* DIRECTIVE *
Quote the whole listing word for word. Do not include the pictures.
'''
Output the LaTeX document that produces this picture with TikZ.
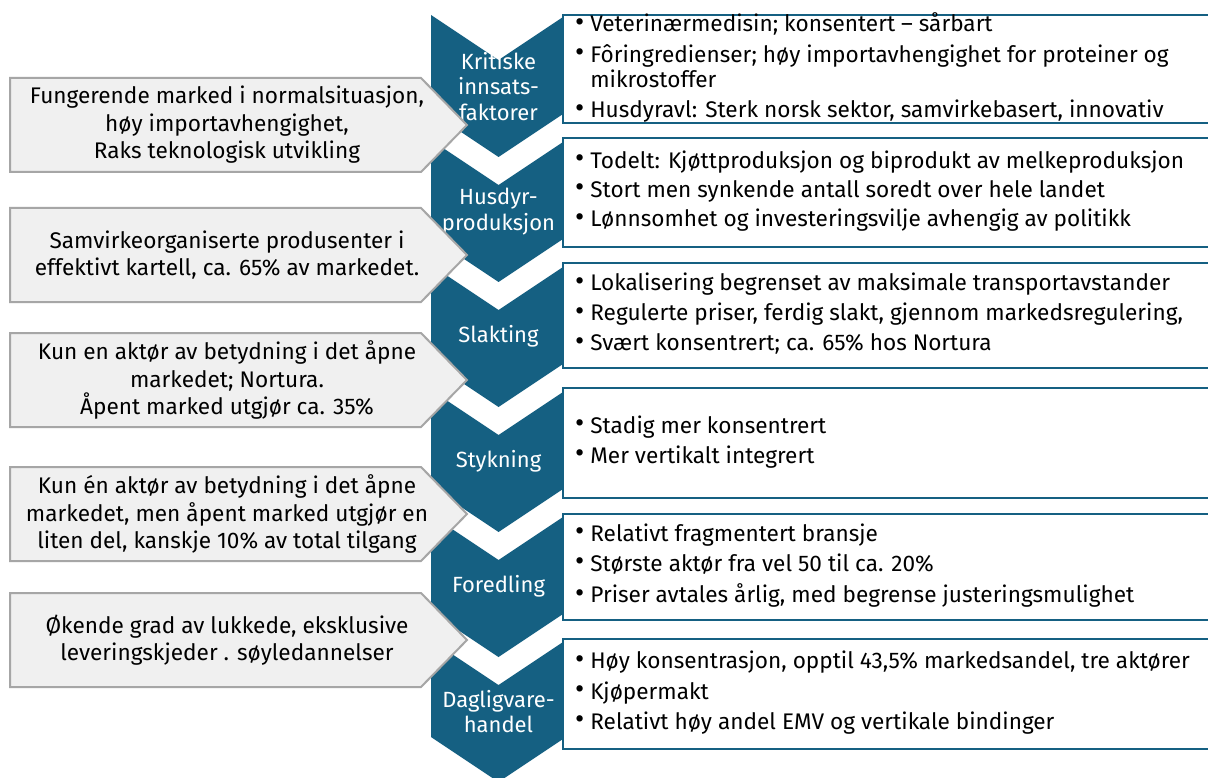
\documentclass[tikz,border=0pt]{standalone}
\usepackage{fontspec}
\setmainfont{Fira Sans}
\definecolor{chevblue}{HTML}{156082}
\definecolor{callfill}{HTML}{F0F0F0}
\definecolor{callline}{HTML}{A6A6A6}
\tikzset{
  chevshape/.style={fill=chevblue, draw=none},
  chevtext/.style={text=white, align=center, inner sep=0pt, font=\fontsize{22}{25.5}\selectfont},
  callshape/.style={fill=callfill, draw=callline, line width=2pt, line join=miter},
  calltext/.style={text=black, align=center, inner sep=0pt, font=\fontsize{22.6}{27.5}\selectfont},
  boxshape/.style={fill=white, draw=chevblue, line width=2pt},
  boxtext/.style={text=black, anchor=west, inner sep=0pt, font=\fontsize{22.6}{25}\selectfont},
}
\newcommand\bul{\raisebox{0.5pt}{\scalebox{1.25}{\textbullet}}}
\newcommand\mychev[3]{%
  \path[chevshape] (431,#1) -- (498.5,#1+45) -- (566,#1) -- (566,#1+97) -- (498.5,#1+142) -- (431,#1+97) -- cycle;
  \node[chevtext] (#2) at (498.5,#1+71.5) {#3};
}
\newcommand\mycall[3]{%
  \path[callshape] (10,#1) -- (421,#1) -- (467,#1+47) -- (421,#1+94) -- (10,#1+94) -- cycle;
  \node[calltext] (#2) at (227,#1+47) {#3};
}
\newcommand\mybox[4]{%
  \path[boxshape] (563,#1) rectangle (1210,#2);
  \node[boxtext] (#3) at (575,{(#1+#2)/2}) {\begin{tabular}{@{}l@{\hspace{6pt}}l@{}}#4\end{tabular}};
}
\begin{document}
\begin{tikzpicture}[x=1pt,y=-1pt]
\useasboundingbox (0,0) rectangle (1208,778);
\clip (0,0) rectangle (1208,778);
\fill[white] (0,0) rectangle (1208,778);
% chevrons
\mychev{15}{c1}{Kritiske\\innsats-\\faktorer}
\mychev{140}{c2}{Husdyr-\\produksjon}
\mychev{265}{c3}{Slakting}
\mychev{390}{c4}{Stykning}
\mychev{515}{c5}{Foredling}
\mychev{640}{c6}{Dagligvare-\\handel}
% right boxes
\mybox{15}{123}{t1}{\bul & Veterinærmedisin; konsentert – sårbart\\[5pt]
\bul & Fôringredienser; høy importavhengighet for proteiner og\\
 & mikrostoffer\\[5pt]
\bul & Husdyravl: Sterk norsk sektor, samvirkebasert, innovativ}
\mybox{138}{247}{t2}{\bul & Todelt: Kjøttproduksjon og biprodukt av melkeproduksjon\\[4pt]
\bul & Stort men synkende antall soredt over hele landet\\[4pt]
\bul & Lønnsomhet og investeringsvilje avhengig av politikk}
\mybox{263}{368}{t3}{\bul & Lokalisering begrenset av maksimale transportavstander\\[5pt]
\bul & Regulerte priser, ferdig slakt, gjennom markedsregulering,\\[5pt]
\bul & Svært konsentrert; ca. 65\% hos Nortura}
\mybox{388}{498}{t4}{\bul & Stadig mer konsentrert\\[5pt]
\bul & Mer vertikalt integrert}
\mybox{514}{620}{t5}{\bul & Relativt fragmentert bransje\\[5pt]
\bul & Største aktør fra vel 50 til ca. 20\%\\[5pt]
\bul & Priser avtales årlig, med begrense justeringsmulighet}
\mybox{639}{749}{t6}{\bul & Høy konsentrasjon, opptil 43,5\% markedsandel, tre aktører\\[5pt]
\bul & Kjøpermakt\\[5pt]
\bul & Relativt høy andel EMV og vertikale bindinger}
% callouts
\mycall{78}{l1}{Fungerende marked i normalsituasjon,\\høy importavhengighet,\\Raks teknologisk utvikling}
\mycall{208}{l2}{Samvirkeorganiserte produsenter i\\effektivt kartell, ca. 65\% av markedet.}
\mycall{333}{l3}{Kun en aktør av betydning i det åpne\\markedet; Nortura.\\Åpent marked utgjør ca. 35\%}
\mycall{467}{l4}{Kun én aktør av betydning i det åpne\\markedet, men åpent marked utgjør en\\liten del, kanskje 10\% av total tilgang}
\mycall{593}{l5}{Økende grad av lukkede, eksklusive\\leveringskjeder . søyledannelser}
\end{tikzpicture}
\end{document}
'''
* SOLUTION TO THIS PROBLEM *
Output the LaTeX document that produces this picture with TikZ.
\documentclass[tikz,border=0pt]{standalone}
\usepackage{fontspec}
\setmainfont{Fira Sans}
\definecolor{chevblue}{HTML}{156082}
\definecolor{callfill}{HTML}{F0F0F0}
\definecolor{callline}{HTML}{A6A6A6}
\tikzset{
  chevshape/.style={fill=chevblue, draw=none},
  chevtext/.style={text=white, align=center, inner sep=0pt, font=\fontsize{22}{25.5}\selectfont},
  callshape/.style={fill=callfill, draw=callline, line width=2pt, line join=miter},
  calltext/.style={text=black, align=center, inner sep=0pt, font=\fontsize{22.6}{27.5}\selectfont},
  boxshape/.style={fill=white, draw=chevblue, line width=2pt},
  boxtext/.style={text=black, anchor=west, inner sep=0pt, font=\fontsize{22.6}{25}\selectfont},
}
\newcommand\bul{\raisebox{0.5pt}{\scalebox{1.25}{\textbullet}}}
\newcommand\mychev[3]{%
  \path[chevshape] (431,#1) -- (498.5,#1+45) -- (566,#1) -- (566,#1+97) -- (498.5,#1+142) -- (431,#1+97) -- cycle;
  \node[chevtext] (#2) at (498.5,#1+71.5) {#3};
}
\newcommand\mycall[3]{%
  \path[callshape] (10,#1) -- (421,#1) -- (467,#1+47) -- (421,#1+94) -- (10,#1+94) -- cycle;
  \node[calltext] (#2) at (227,#1+47) {#3};
}
\newcommand\mybox[4]{%
  \path[boxshape] (563,#1) rectangle (1210,#2);
  \node[boxtext] (#3) at (575,{(#1+#2)/2}) {\begin{tabular}{@{}l@{\hspace{6pt}}l@{}}#4\end{tabular}};
}
\begin{document}
\begin{tikzpicture}[x=1pt,y=-1pt]
\useasboundingbox (0,0) rectangle (1208,778);
\clip (0,0) rectangle (1208,778);
\fill[white] (0,0) rectangle (1208,778);
% chevrons
\mychev{15}{c1}{Kritiske\\innsats-\\faktorer}
\mychev{140}{c2}{Husdyr-\\produksjon}
\mychev{265}{c3}{Slakting}
\mychev{390}{c4}{Stykning}
\mychev{515}{c5}{Foredling}
\mychev{640}{c6}{Dagligvare-\\handel}
% right boxes
\mybox{15}{123}{t1}{\bul & Veterinærmedisin; konsentert – sårbart\\[5pt]
\bul & Fôringredienser; høy importavhengighet for proteiner og\\
 & mikrostoffer\\[5pt]
\bul & Husdyravl: Sterk norsk sektor, samvirkebasert, innovativ}
\mybox{138}{247}{t2}{\bul & Todelt: Kjøttproduksjon og biprodukt av melkeproduksjon\\[4pt]
\bul & Stort men synkende antall soredt over hele landet\\[4pt]
\bul & Lønnsomhet og investeringsvilje avhengig av politikk}
\mybox{263}{368}{t3}{\bul & Lokalisering begrenset av maksimale transportavstander\\[5pt]
\bul & Regulerte priser, ferdig slakt, gjennom markedsregulering,\\[5pt]
\bul & Svært konsentrert; ca. 65\% hos Nortura}
\mybox{388}{498}{t4}{\bul & Stadig mer konsentrert\\[5pt]
\bul & Mer vertikalt integrert}
\mybox{514}{620}{t5}{\bul & Relativt fragmentert bransje\\[5pt]
\bul & Største aktør fra vel 50 til ca. 20\%\\[5pt]
\bul & Priser avtales årlig, med begrense justeringsmulighet}
\mybox{639}{749}{t6}{\bul & Høy konsentrasjon, opptil 43,5\% markedsandel, tre aktører\\[5pt]
\bul & Kjøpermakt\\[5pt]
\bul & Relativt høy andel EMV og vertikale bindinger}
% callouts
\mycall{78}{l1}{Fungerende marked i normalsituasjon,\\høy importavhengighet,\\Raks teknologisk utvikling}
\mycall{208}{l2}{Samvirkeorganiserte produsenter i\\effektivt kartell, ca. 65\% av markedet.}
\mycall{333}{l3}{Kun en aktør av betydning i det åpne\\markedet; Nortura.\\Åpent marked utgjør ca. 35\%}
\mycall{467}{l4}{Kun én aktør av betydning i det åpne\\markedet, men åpent marked utgjør en\\liten del, kanskje 10\% av total tilgang}
\mycall{593}{l5}{Økende grad av lukkede, eksklusive\\leveringskjeder . søyledannelser}
\end{tikzpicture}
\end{document}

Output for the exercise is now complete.